## begin Dataset content
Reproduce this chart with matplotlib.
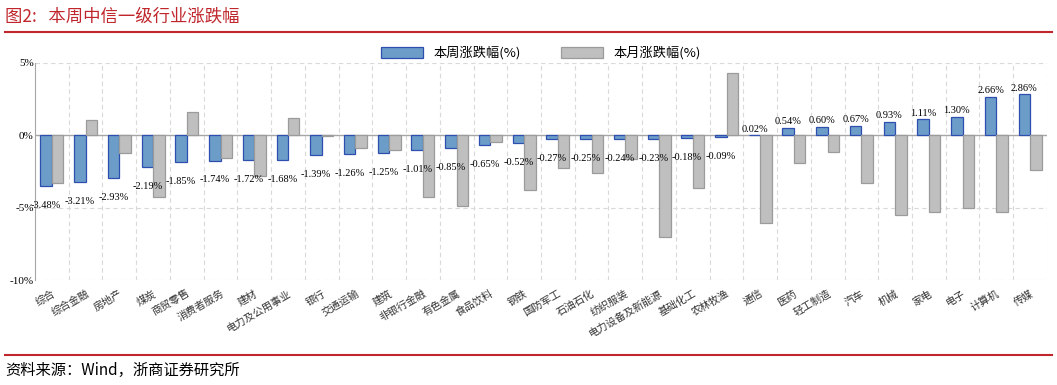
import matplotlib
matplotlib.use('Agg')
import matplotlib.pyplot as plt
import numpy as np

plt.rcParams['font.family'] = ['Noto Sans CJK SC', 'DejaVu Sans']
plt.rcParams['axes.unicode_minus'] = False

# 行业名称
industries = ['综合', '综合金融', '房地产', '煤炭', '商贸零售', '消费者服务', '建材',
              '电力及公用事业', '银行', '交通运输', '建筑', '非银行金融', '有色金属',
              '食品饮料', '钢铁', '国防军工', '石油石化', '纺织服装', '电力设备及新能源',
              '基础化工', '农林牧渔', '通信', '医药', '轻工制造', '汽车', '机械', '家电',
              '电子', '计算机', '传媒']
# 本周涨跌幅(%)
week_chg = [-3.48, -3.21, -2.93, -2.19, -1.85, -1.74, -1.72, -1.68, -1.39, -1.26,
            -1.25, -1.01, -0.85, -0.65, -0.52, -0.27, -0.25, -0.24, -0.23, -0.18,
            -0.09, 0.02, 0.54, 0.60, 0.67, 0.93, 1.11, 1.30, 2.66, 2.86]
# 本月涨跌幅(%)
month_chg = [-3.30, 1.09, -1.19, -4.23, 1.63, -1.60, -2.81, 1.23, -0.08, -0.86,
             -1.02, -4.23, -4.88, -0.47, -3.81, -2.26, -2.60, -1.63, -7.05, -3.65,
             4.33, -6.05, -1.91, -1.14, -3.30, -5.53, -5.28, -5.00, -5.30, -2.40]
yticks = [-10, -5, 0, 5]

red = '#c0272d'
fig = plt.figure(figsize=(10.57, 3.85), dpi=100)
ax = fig.add_axes([0.0331, 0.2727, 0.9574, 0.5637])

x = np.arange(len(industries))
w = 0.34
ax.bar(x - w/2, week_chg, w, color='#6b9dc8', edgecolor='#2f4fb0', linewidth=0.9,
       label='本周涨跌幅(%)', zorder=3)
ax.bar(x + w/2, month_chg, w, color='#bfbfbf', edgecolor='#9b9b9b', linewidth=0.9,
       label='本月涨跌幅(%)', zorder=3)

for i, v in enumerate(week_chg):
    if v < 0:
        ax.annotate('%.2f%%' % v, (x[i] - w/2, v), xytext=(0, -14), textcoords='offset points',
                    ha='center', va='center', fontsize=7.5, family='Liberation Serif', zorder=4)
    else:
        ax.annotate('%.2f%%' % v, (x[i] - w/2, v), xytext=(0, 1), textcoords='offset points',
                    ha='center', va='bottom', fontsize=7.5, family='Liberation Serif', zorder=4)

ax.set_xlim(-0.5, len(industries) - 0.5)
ax.set_ylim(-10, 5)
ax.set_yticks(yticks)
ax.set_yticklabels(['%d%%' % t for t in yticks], family='Liberation Serif', fontsize=8)
ax.tick_params(axis='y', length=0, pad=1)

# 网格：类别边界竖虚线 + 横虚线
for b in np.arange(0.5, len(industries), 1.0):
    ax.axvline(b, color='#d9d9d9', linestyle=(0, (4, 3)), linewidth=0.8, zorder=1)
for t in [-10, -5, 5]:
    ax.axhline(t, color='#d9d9d9', linestyle=(0, (4, 3)), linewidth=0.8, zorder=1)
ax.axhline(0, color='#a6a6a6', linewidth=1.0, zorder=2)

ax.set_xticks(x)
ax.set_xticklabels(industries, rotation=30, ha='right', rotation_mode='anchor', fontsize=7.5,
                   color='#333333')
ax.tick_params(axis='x', length=0, pad=6)

for s in ['top', 'right', 'bottom']:
    ax.spines[s].set_visible(False)
ax.spines['left'].set_color('#a6a6a6')

ax.legend(loc='lower center', bbox_to_anchor=(0.5, 0.99), ncol=2, frameon=False,
          fontsize=9.5, handlelength=3.2, handleheight=0.9, columnspacing=3, borderaxespad=0)

# 标题与来源
fig.text(0.005, 0.958, '图2:   本周中信一级行业涨跌幅', color=red, fontsize=12.5, va='center')
fig.add_artist(plt.Line2D([0.005, 0.995], [0.917, 0.917], color=red, linewidth=1.5))
fig.add_artist(plt.Line2D([0.005, 0.995], [0.078, 0.078], color=red, linewidth=1.5))
fig.text(0.005, 0.039, '资料来源：Wind，浙商证券研究所', fontsize=11, va='center',
         family=['Noto Sans CJK SC', 'Liberation Serif'])

fig.savefig('out.png', dpi=100)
## end Dataset content
▶ What to do: Read the data above and count the lines that include "matplotlib". Answer only with the count.

▶ Result below: 4